Он безапелляционно сказал:
— На тот момент это тебя не касалось. Таюшка, на тот момент, ты прости меня, с тебя нечего было брать. Вот когда все поняли, что ты Снегурка — тут все и зашевелились. Вероника Орлова вообще везде удочку закидывала — всех ваших змеек прошерстила. Дарья Сумарокова отмахнулась от намека на беременность и не стала помогать, наоборот, еще сильнее стала искать Орлова — Карине пришлось вмешиваться и придумывать отговорки для Вероники. Евгения отказалась помочь с деньгами — сама нуждается в них. Ларисе нечего давать было — там муж все на любовницу спускает. У Альбины отец в долгах, как в шелках, Ольга сама с Кариной разорены. С тебя нечего было брать, и тут выяснилось, что с тебя-то как раз и можно сорвать куш — из-за сокровищ Снегурочки. Тут даже Разумовскую проняло. И я просил тебя не делать глупости с Вероникой и быть настороже.
— Я и была.
— А еще я помню, что обещал тебя спросить, когда вернусь, про люблю-люблю-ненавижу. — Он улыбнулся: — И можешь не отвечать. Ты сделала хороший выбор. Илья долго тебя ждал, в отличие от Кота — тот очень даже отвлекался от ожидания, когда же ты его заметишь. Ну же, улыбнись! У Зимовского плохо с чувством юмора. Он же меня прибьет за то, что я тебя расстраиваю.
— Зима…
Он фыркнул:
— Привыкай его так звать. Он вроде на место Сумарокова метит, а я теперь сугубо гражданский штафирка, мне боевой позывной ни к чему.

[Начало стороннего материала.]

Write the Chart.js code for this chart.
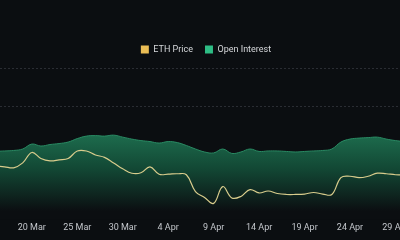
<!DOCTYPE html>
<html>
<head>
<meta charset="utf-8">
<script src="https://cdn.jsdelivr.net/npm/chart.js@4/dist/chart.umd.min.js"></script>
<style>
  html, body { margin: 0; padding: 0; background: #0b0e11; }
  #wrap { position: relative; width: 400px; height: 240px; overflow: hidden; }
  #chart { position: absolute; left: -40px; top: 0; }
</style>
</head>
<body>
<div id="wrap"><canvas id="chart" width="480" height="240"></canvas></div>
<script>
// Daily dates, 16 Mar .. 30 Apr
const dates = [
  '16 Mar', '17 Mar', '18 Mar', '19 Mar', '20 Mar', '21 Mar', '22 Mar', '23 Mar', '24 Mar', '25 Mar',
  '26 Mar', '27 Mar', '28 Mar', '29 Mar', '30 Mar', '31 Mar', '1 Apr', '2 Apr', '3 Apr', '4 Apr',
  '5 Apr', '6 Apr', '7 Apr', '8 Apr', '9 Apr', '10 Apr', '11 Apr', '12 Apr', '13 Apr', '14 Apr',
  '15 Apr', '16 Apr', '17 Apr', '18 Apr', '19 Apr', '20 Apr', '21 Apr', '22 Apr', '23 Apr', '24 Apr',
  '25 Apr', '26 Apr', '27 Apr', '28 Apr', '29 Apr', '30 Apr'
];

// ETH price (USD)
const ethPrice = [
  1911, 1900, 1889, 1944, 2061, 1994, 1967, 1978, 1994, 2078,
  2078, 2033, 2006, 1944, 1878, 1828, 1833, 1900, 1817, 1817,
  1822, 1811, 1622, 1556, 1489, 1678, 1550, 1567, 1644, 1606,
  1628, 1600, 1589, 1589, 1594, 1611, 1594, 1589, 1778, 1794,
  1778, 1794, 1828, 1822, 1811, 1811
];

// Open interest (billion USD)
const openInterest = [
  18.03, 18.16, 18.29, 18.68, 20.00, 19.47, 19.87, 20.13, 20.53, 21.45,
  22.11, 22.24, 22.11, 22.37, 21.84, 21.32, 20.92, 20.66, 20.26, 20.66,
  20.39, 19.61, 18.68, 17.89, 17.63, 18.68, 17.50, 17.89, 18.68, 18.03,
  18.16, 18.16, 18.03, 17.89, 18.03, 18.16, 18.29, 18.68, 20.53, 21.32,
  21.58, 21.71, 21.84, 21.32, 20.92, 20.66
];

const seriesNames = ['ETH Price', 'Open Interest'];
const legendColors = ['#eabd55', '#2ebd85'];
const gridValues = [30, 40];

// x is days from 20 Mar, a label every 5 days
const firstOffset = dates.indexOf('20 Mar');
const xMin = -3.5;
const xMax = 40.5;
const tickDays = dates.map((d, i) => i - firstOffset).filter(v => v % 5 === 0 && v >= xMin && v <= xMax);

function toPoints(values) {
    return values.map((v, i) => ({ x: i - firstOffset, y: v }));
}

function oiGradient(context) {
    const chart = context.chart;
    const area = chart.chartArea;
    if (!area) {
        return 'rgba(31, 112, 82, 0.8)';
    }
    const g = chart.ctx.createLinearGradient(0, area.top + 70, 0, area.bottom - 8);
    g.addColorStop(0, 'rgba(30, 112, 80, 0.97)');
    g.addColorStop(0.45, 'rgba(19, 74, 54, 0.97)');
    g.addColorStop(1, 'rgba(11, 14, 17, 1)');
    return g;
}

const ctx = document.getElementById('chart').getContext('2d');

new Chart(ctx, {
    type: 'line',
    data: {
        datasets: [
            {
                label: seriesNames[0],
                data: toPoints(ethPrice),
                yAxisID: 'y1',
                borderColor: '#d8cc8c',
                backgroundColor: legendColors[0],
                borderWidth: 1.2,
                pointRadius: 0,
                tension: 0.4,
                fill: false
            },
            {
                label: seriesNames[1],
                data: toPoints(openInterest),
                yAxisID: 'y',
                borderColor: '#2a8a63',
                backgroundColor: oiGradient,
                borderWidth: 1,
                pointRadius: 0,
                tension: 0.4,
                fill: 'start'
            }
        ]
    },
    options: {
        responsive: false,
        animation: false,
        layout: {
            padding: { top: 33, left: 40, right: 28, bottom: 4 }
        },
        plugins: {
            tooltip: { enabled: false },
            legend: {
                position: 'top',
                labels: {
                    color: '#d6d8db',
                    font: { family: 'Roboto', size: 9 },
                    boxWidth: 8,
                    boxHeight: 8,
                    padding: 12,
                    generateLabels: function(chart) {
                        return chart.data.datasets.map((ds, i) => ({
                            text: ds.label,
                            fillStyle: legendColors[i],
                            strokeStyle: legendColors[i],
                            lineWidth: 0,
                            fontColor: '#d6d8db',
                            datasetIndex: i
                        }));
                    }
                }
            }
        },
        scales: {
            x: {
                type: 'linear',
                min: xMin,
                max: xMax,
                grid: { display: false, drawTicks: false },
                border: { display: false },
                afterBuildTicks: function(scale) {
                    scale.ticks = tickDays.map(v => ({ value: v }));
                },
                ticks: {
                    padding: 3,
                    color: '#c4c7cc',
                    font: { family: 'Roboto', size: 9 },
                    maxRotation: 0,
                    autoSkip: false,
                    callback: function(value) {
                        return dates[value + firstOffset] || '';
                    }
                }
            },
            y: {
                min: 0,
                max: 41.3,
                afterBuildTicks: function(scale) {
                    scale.ticks = gridValues.map(v => ({ value: v }));
                },
                ticks: { display: false },
                grid: {
                    drawTicks: false,
                    lineWidth: 1,
                    color: '#2a2d33'
                },
                border: { display: false, dash: [2, 2] }
            },
            y1: {
                position: 'right',
                min: 1311,
                max: 3056,
                ticks: { display: false },
                grid: { display: false, drawTicks: false },
                border: { display: false },
                afterFit: function(scale) {
                    scale.width = 12;
                }
            }
        }
    }
});
</script>
</body>
</html>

Тая с укоризной посмотрела на него:
— Тебе нестыдно?
— Абсолютно нет. Можно подумать, я не знаю, как меня за глаза называют некоторые.
— Гордей…
— Двадцать восемь лет Гордей. И ты опять куда-то погрузилась в пучины задумчивости. — Он вздохнул: — что еще тебя тревожит?
Она тихо спросила:
— Гордей, и что будет дальше?
— Ты вообще? Или только про себя?
— Я про Илью.
— А… Если про него… То дальше… — он потер подбородок. — Дальше у нас есть полоз. У нас есть герой Зимовский. И у нас нет никаких улик. Вообще. Илья молодец, что все же вышел на полоза и поймал его. Хотя это меня тоже пугает — столько раз полоз легко уходил незамеченным, и тут раз, и Илья вышел на него. Слишком легко…
— Илья, между прочим, на операции. На грани жизни и смерти. И ты называешь это легко?

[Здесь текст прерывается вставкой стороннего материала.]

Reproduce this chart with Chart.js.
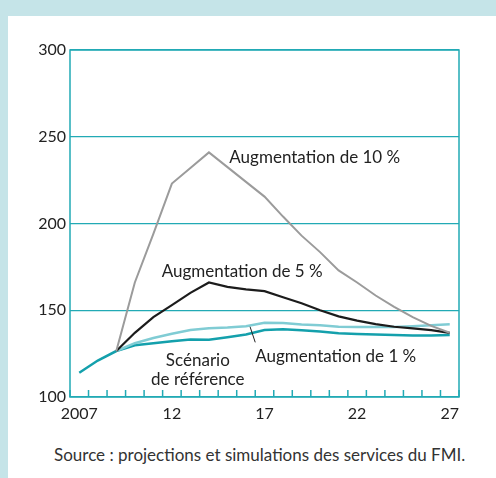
<!DOCTYPE html>
<html>
<head>
<meta charset="utf-8">
<script src="https://cdn.jsdelivr.net/npm/chart.js@4/dist/chart.umd.min.js"></script>
<style>
  html, body { margin: 0; padding: 0; }
  body { width: 496px; height: 478px; background: #c5e4e8; position: relative; overflow: hidden; }
  #panel { position: absolute; left: 8px; top: 16px; width: 488px; height: 462px; background: #fff; }
  #chart { position: absolute; left: 0; top: 0; }
  #source { position: absolute; left: 46px; top: 429px; font: 17px/20px Lato, sans-serif; color: #333; white-space: nowrap; }
</style>
</head>
<body>
<div id="panel">
  <canvas id="chart" width="488" height="420"></canvas>
  <div id="source">Source : projections et simulations des services du FMI.</div>
</div>
<script>
// years 2007 .. 2027
const years = [2007, 2008, 2009, 2010, 2011, 2012, 2013, 2014, 2015, 2016, 2017,
  2018, 2019, 2020, 2021, 2022, 2023, 2024, 2025, 2026, 2027];
const shownYears = [2007, 2012, 2017, 2022, 2027];

const baseline = [114, 121, 126.5, 129.8, 131, 132.2, 133.2, 133, 134.5, 136, 138.6,
  139, 138.5, 137.8, 136.8, 136.3, 136, 135.7, 135.5, 135.5, 135.8];
const plus1 = [null, null, 126.5, 131, 134, 136.5, 138.6, 139.6, 140, 140.8, 142.8,
  142.7, 141.8, 141.3, 140.5, 140.3, 140.3, 140.4, 140.8, 141.3, 141.9];
const plus5 = [null, null, 126.5, 137, 146, 153, 160, 166, 163.5, 162, 161,
  157.5, 154, 150, 146.5, 144, 142, 140.5, 139.5, 138.5, 137];
const plus10 = [null, null, 126.5, 166, 194, 223, 232, 241, 232.5, 224, 215.5,
  204, 193, 183.5, 173, 166, 158.5, 152, 146, 141, 137];

const teal = "#22aab5";
const font = "Lato, sans-serif";

// text labels drawn on the plot
const labels = ["Augmentation de 10 %", "Augmentation de 5 %", "Augmentation de 1 %", "Scénario", "de référence"];

const framePlugin = {
  id: "frame",
  beforeDatasetsDraw(chart) {
    const { ctx, chartArea: a, scales: { x } } = chart;
    ctx.save();
    ctx.strokeStyle = teal;
    ctx.lineWidth = 1.5;
    ctx.strokeRect(a.left, a.top, a.right - a.left, a.bottom - a.top);
    // small ticks between the years, pointing up
    const half = (x.getPixelForValue(1) - x.getPixelForValue(0)) / 2;
    ctx.beginPath();
    for (let i = 0; i <= years.length; i++) {
      const px = x.getPixelForValue(i) - half;
      ctx.moveTo(px, a.bottom);
      ctx.lineTo(px, a.bottom - 7);
    }
    ctx.stroke();
    ctx.restore();
  },
  afterDatasetsDraw(chart) {
    const { ctx, scales: { x, y } } = chart;
    ctx.save();
    ctx.fillStyle = "#222";
    ctx.font = "17px " + font;
    ctx.textBaseline = "middle";
    ctx.textAlign = "left";
    ctx.fillText(labels[0], x.getPixelForValue(8.1), y.getPixelForValue(238.3));
    ctx.fillText(labels[1], x.getPixelForValue(4.45), y.getPixelForValue(172.6));
    ctx.fillText(labels[2], x.getPixelForValue(9.5), y.getPixelForValue(123.6));
    ctx.textAlign = "center";
    ctx.fillText(labels[3], x.getPixelForValue(6.4), y.getPixelForValue(121.3));
    ctx.fillText(labels[4], x.getPixelForValue(6.4), y.getPixelForValue(109.8));
    // leader line to the 1 % curve
    ctx.strokeStyle = "#222";
    ctx.lineWidth = 1;
    ctx.beginPath();
    ctx.moveTo(x.getPixelForValue(9.22), y.getPixelForValue(140.5));
    ctx.lineTo(x.getPixelForValue(9.5), y.getPixelForValue(131.5));
    ctx.stroke();
    ctx.restore();
  }
};

new Chart(document.getElementById("chart"), {
  type: "line",
  data: {
    labels: years,
    datasets: [
      { label: "Augmentation de 10 %", data: plus10, borderColor: "#9b9b9b", borderWidth: 2 },
      { label: "Augmentation de 5 %", data: plus5, borderColor: "#1c1c1c", borderWidth: 2.2 },
      { label: "Augmentation de 1 %", data: plus1, borderColor: "#80ccd4", borderWidth: 2.5 },
      { label: "Scénario de référence", data: baseline, borderColor: "#14a0ac", borderWidth: 2.5 },
    ],
  },
  options: {
    responsive: false,
    animation: false,
    elements: { point: { radius: 0 }, line: { tension: 0 } },
    layout: { padding: { top: 34, right: 37, bottom: 9, left: 0 } },
    plugins: { legend: { display: false }, tooltip: { enabled: false } },
    scales: {
      x: {
        offset: true,
        grid: { display: false, drawTicks: false },
        border: { display: false },
        afterFit: (s) => { s.height = 30; },
        ticks: {
          autoSkip: false,
          maxRotation: 0,
          padding: 7,
          color: "#222",
          font: { family: font, size: 16 },
          callback: (v, i) => {
            const yr = years[i];
            if (!shownYears.includes(yr)) return "";
            return yr === 2007 ? "2007" : String(yr).slice(2);
          },
        },
      },
      y: {
        min: 100,
        max: 300,
        afterFit: (s) => { s.width = 62; },
        grid: { color: teal, lineWidth: 1.2, drawTicks: false },
        border: { display: false },
        ticks: {
          stepSize: 50,
          padding: 4,
          color: "#222",
          font: { family: font, size: 16 },
        },
      },
    },
  },
  plugins: [framePlugin],
});
</script>
</body>
</html>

— Прости, Таюшка, но это так и есть. Легко. После нападения на Кота Илья же его не взял. А тут — нашел. Тревожно мне, хотя я могу и сильно ошибаться.
Тае ругаться захотелось. Но не на Гордея же. Она сцепила зубы и подняла глаза вверх, ища успокоения. Для верности она еще и считала про себя. До тридцати дошла, когда поняла, что снова может говорить.
— Так что с уликами?
— Ни. Че. Го. Я поднял дело об аварии. Виновником признан твой отец. Плохие погодные условия, опасная манера езды. Я поднял дело о ритуале Снегурочка. Вязев мертв, иных на месте ритуала не было. Подосинов в тот вечер весь день был в лаборатории, есть записи в журнале. Но записи легко подделать — дописать позже. Камер тогда в лабораториях не было.
— Операция Зимовского? — напомнила Тая.
— Надо поднять его историю болезни, но, Таюшка, тринадцать лет прошло. И была война. Мы можем никого не найти. Но я попытаюсь, ты же меня знаешь, Тая. У него было несколько операций, если ты не в курсе. Три раза за годы войны он был на грани жизни и смерти — еле собирали заново. Ты не знала? Не знала… — вздохнул Гордей. — Посмотри на это с другой стороны — он тоже не знает, сколько раз ты рисковала собой. Полагаю, гораздо чаще. Таюшка, гены могли забрать на любой операции. И не факт, что этим людям уже не промыли мозги… Я проверю все, что смогу.
— Оба ритуала с веретеном… Нити жизни были короткие.